I will be ok. He is leaving and I will be OK. Thats my mantra. sometimes I have to repeat it to myself over and over. Sometimes I feel strong and good about what my life will be. But I do love him, very much. I have given everything that I had to him. There just isnt anything left... nothing was ever given back to replenish me.

The worst part is - just recently, like in the past month, he started changing. Started working out again (which is critical for ADHD and very very good for channeling anger), started doing the things he has promised for years (like cleaning up the yard, cleaning up the deck etc). Had he been following through - I suspect we would not be here now because he would have felt accomplished with himself and I think he would have realized he is truly capable of anything.
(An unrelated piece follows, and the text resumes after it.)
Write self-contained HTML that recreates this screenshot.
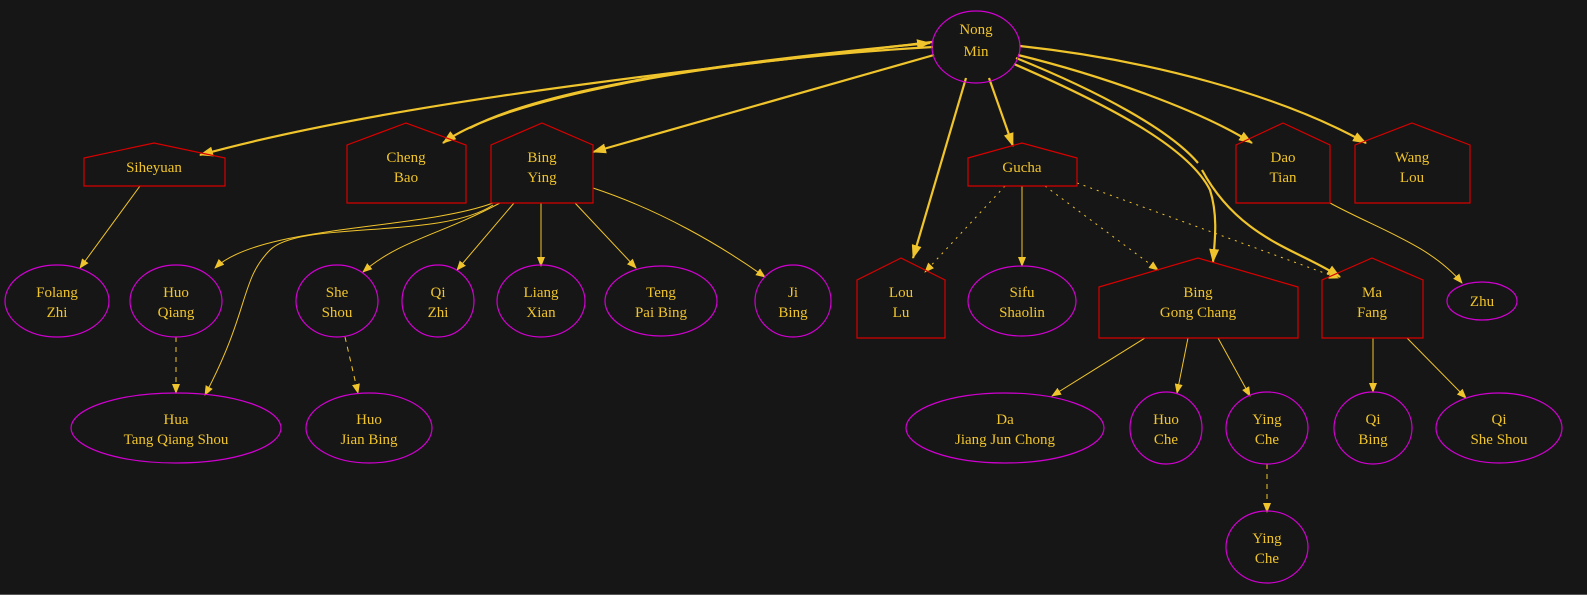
<!DOCTYPE html>
<html><head><meta charset="utf-8"><style>
html,body{margin:0;padding:0;background:#161616;}
svg{display:block;}
text{font-family:"Liberation Serif",serif;font-size:15px;fill:#f0c42c;text-anchor:middle;}
.e{fill:none;stroke:#f0c42c;stroke-width:1;}
.t{fill:none;stroke:#f0c42c;stroke-width:2.2;}
.el{fill:none;stroke:#d000d0;stroke-width:1.2;}
.h{fill:none;stroke:#d80000;stroke-width:1.2;}
</style></head><body>
<svg width="1587" height="595" viewBox="0 0 1587 595" xmlns="http://www.w3.org/2000/svg">
<defs>
<marker id="a" markerWidth="10" markerHeight="8" refX="9" refY="4" orient="auto" markerUnits="userSpaceOnUse"><path d="M0,0 L10,4 L0,8 z" fill="#f0c42c"/></marker>
<marker id="b" markerWidth="14" markerHeight="10" refX="13" refY="5" orient="auto" markerUnits="userSpaceOnUse"><path d="M0,0 L14,5 L0,10 z" fill="#f0c42c"/></marker>
</defs>
<rect x="0" y="0" width="1587" height="595" fill="#161616"/>
<line x1="0" y1="594.5" x2="1587" y2="594.5" stroke="#555" stroke-width="1"/>

<!-- thick edges from Nong Min -->
<path class="t" marker-end="url(#b)" d="M932,42 C700,70 400,100 200,155"/>
<path class="t" marker-end="url(#b)" d="M933,47 C700,60 500,100 443,143"/>
<path class="t" marker-end="url(#b)" d="M470,128 C560,80 800,55 930,43"/>
<path class="t" marker-end="url(#b)" d="M934,55 L593,152"/>
<path class="t" marker-end="url(#b)" d="M966,78 L913,258"/>
<path class="t" marker-end="url(#b)" d="M989,78 L1013,146"/>
<path class="t" marker-end="url(#b)" d="M1014,64 C1120,110 1190,150 1210,190 C1218,215 1215,240 1213,262"/>
<path class="t" marker-end="url(#b)" d="M1016,58 C1100,92 1170,130 1198,163 M1202,170 C1240,240 1300,250 1340,277"/>
<path class="t" marker-end="url(#b)" d="M1018,55 C1100,75 1200,110 1252,143"/>
<path class="t" marker-end="url(#b)" d="M1020,46 C1150,60 1280,95 1366,143"/>

<!-- thin edges -->
<path class="e" marker-end="url(#a)" d="M140,186 L80,268"/>
<path class="e" marker-end="url(#a)" d="M493,203 C420,230 260,225 215,268"/>
<path class="e" marker-end="url(#a)" d="M493,205 C440,240 300,220 270,250 C240,280 250,310 205,395"/>
<path class="e" marker-end="url(#a)" d="M500,203 C440,235 400,240 363,272"/>
<path class="e" marker-end="url(#a)" d="M514,203 L457,270"/>
<path class="e" marker-end="url(#a)" d="M541,203 L541,266"/>
<path class="e" marker-end="url(#a)" d="M575,203 L636,268"/>
<path class="e" marker-end="url(#a)" d="M593,188 C660,210 720,245 765,277"/>
<path class="e" marker-end="url(#a)" stroke-dasharray="5,5" d="M176,337 L176,393"/>
<path class="e" marker-end="url(#a)" stroke-dasharray="5,5" d="M345,337 L358,393"/>
<path class="e" marker-end="url(#a)" stroke-dasharray="2,5" d="M1005,186 L925,272"/>
<path class="e" marker-end="url(#a)" d="M1022,186 L1022,266"/>
<path class="e" marker-end="url(#a)" stroke-dasharray="2,5" d="M1045,186 L1158,270"/>
<path class="e" marker-end="url(#a)" stroke-dasharray="2,5" d="M1077,183 L1338,278"/>
<path class="e" marker-end="url(#a)" d="M1330,203 C1380,230 1430,245 1462,283"/>
<path class="e" marker-end="url(#a)" d="M1145,338 L1052,396"/>
<path class="e" marker-end="url(#a)" d="M1188,338 L1177,393"/>
<path class="e" marker-end="url(#a)" d="M1218,338 L1250,396"/>
<path class="e" marker-end="url(#a)" stroke-dasharray="5,5" d="M1267,464 L1267,512"/>
<path class="e" marker-end="url(#a)" d="M1373,338 L1373,392"/>
<path class="e" marker-end="url(#a)" d="M1407,338 L1466,398"/>

<!-- houses -->
<polygon class="h" points="84,186 84,158 154,143 225,158 225,186"/>
<text x="154" y="172">Siheyuan</text>
<polygon class="h" points="347,203 347,145 406,123 466,145 466,203"/>
<text x="406" y="162">Cheng</text><text x="406" y="182">Bao</text>
<polygon class="h" points="491,203 491,145 542,123 593,145 593,203"/>
<text x="542" y="162">Bing</text><text x="542" y="182">Ying</text>
<polygon class="h" points="968,186 968,158 1022,143 1077,158 1077,186"/>
<text x="1022" y="172">Gucha</text>
<polygon class="h" points="1236,203 1236,145 1283,123 1330,145 1330,203"/>
<text x="1283" y="162">Dao</text><text x="1283" y="182">Tian</text>
<polygon class="h" points="1355,203 1355,145 1412,123 1470,145 1470,203"/>
<text x="1412" y="162">Wang</text><text x="1412" y="182">Lou</text>
<polygon class="h" points="857,338 857,280 901,258 945,280 945,338"/>
<text x="901" y="297">Lou</text><text x="901" y="317">Lu</text>
<polygon class="h" points="1099,338 1099,287 1198,258 1298,287 1298,338"/>
<text x="1198" y="297">Bing</text><text x="1198" y="317">Gong Chang</text>
<polygon class="h" points="1322,338 1322,280 1372,258 1423,280 1423,338"/>
<text x="1372" y="297">Ma</text><text x="1372" y="317">Fang</text>

<!-- ellipses -->
<ellipse class="el" cx="976" cy="47" rx="44" ry="36"/>
<text x="976" y="34">Nong</text><text x="976" y="56">Min</text>
<ellipse class="el" cx="57" cy="301" rx="52" ry="36"/>
<text x="57" y="297">Folang</text><text x="57" y="317">Zhi</text>
<ellipse class="el" cx="176" cy="301" rx="46" ry="36"/>
<text x="176" y="297">Huo</text><text x="176" y="317">Qiang</text>
<ellipse class="el" cx="337" cy="301" rx="41" ry="36"/>
<text x="337" y="297">She</text><text x="337" y="317">Shou</text>
<ellipse class="el" cx="438" cy="301" rx="36" ry="36"/>
<text x="438" y="297">Qi</text><text x="438" y="317">Zhi</text>
<ellipse class="el" cx="541" cy="301" rx="44" ry="36"/>
<text x="541" y="297">Liang</text><text x="541" y="317">Xian</text>
<ellipse class="el" cx="661" cy="301" rx="56" ry="35"/>
<text x="661" y="297">Teng</text><text x="661" y="317">Pai Bing</text>
<ellipse class="el" cx="793" cy="301" rx="38" ry="36"/>
<text x="793" y="297">Ji</text><text x="793" y="317">Bing</text>
<ellipse class="el" cx="1022" cy="301" rx="54" ry="35"/>
<text x="1022" y="297">Sifu</text><text x="1022" y="317">Shaolin</text>
<ellipse class="el" cx="1482" cy="301" rx="35" ry="19"/>
<text x="1482" y="306">Zhu</text>
<ellipse class="el" cx="176" cy="428" rx="105" ry="35"/>
<text x="176" y="424">Hua</text><text x="176" y="444">Tang Qiang Shou</text>
<ellipse class="el" cx="369" cy="428" rx="63" ry="35"/>
<text x="369" y="424">Huo</text><text x="369" y="444">Jian Bing</text>
<ellipse class="el" cx="1005" cy="428" rx="99" ry="35"/>
<text x="1005" y="424">Da</text><text x="1005" y="444">Jiang Jun Chong</text>
<ellipse class="el" cx="1166" cy="428" rx="36" ry="36"/>
<text x="1166" y="424">Huo</text><text x="1166" y="444">Che</text>
<ellipse class="el" cx="1267" cy="428" rx="41" ry="36"/>
<text x="1267" y="424">Ying</text><text x="1267" y="444">Che</text>
<ellipse class="el" cx="1373" cy="428" rx="39" ry="36"/>
<text x="1373" y="424">Qi</text><text x="1373" y="444">Bing</text>
<ellipse class="el" cx="1499" cy="428" rx="63" ry="35"/>
<text x="1499" y="424">Qi</text><text x="1499" y="444">She Shou</text>
<ellipse class="el" cx="1267" cy="547" rx="41" ry="36"/>
<text x="1267" y="543">Ying</text><text x="1267" y="563">Che</text>
</svg>
</body></html>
HH - I am not saying that things will be easy, but they will be better if you turn that focus in on yourself. As for now, dont look at it as letting go so much as preparing a better, stronger YOU for when the time is right. You cant be good to anyone else if you are not doing what you can to love yourself and be happy in your own life. I dont know what your life is like, but even just getting 20 minutes of walking in a day can change your outlook. Strengthen youself physically will help you strengthen yourself mentally. Pick something, set a goal and DO it - and when you get lost in thinking about your survivor, breath, find your mantra and repeat it. Your mantra has to be about you and your life... Also - get rid of the denial. Dont be scared of whats going on, feel EVERY BIT OF IT. Cry, Scream, hit a pillow, what ever you have to do. You need to make sure that you are living in reality. For me - it helps to tell myself over and over how he has not even bothered to read a single chapter in ANY of the books HE REQUESTED about ADHD, CSA, any of it... in 7 years to make our relationship better. Here I have been killing myself slowly trying to hold him up, and keep us above water and he wasnt doing anything at all to help. And that angers me - and it fuels my mantra. He is leaving, and I AM OK WITH IT.

And just remember - pain is just weakness leaving the body. You are getting stronger every day and you dont even know it.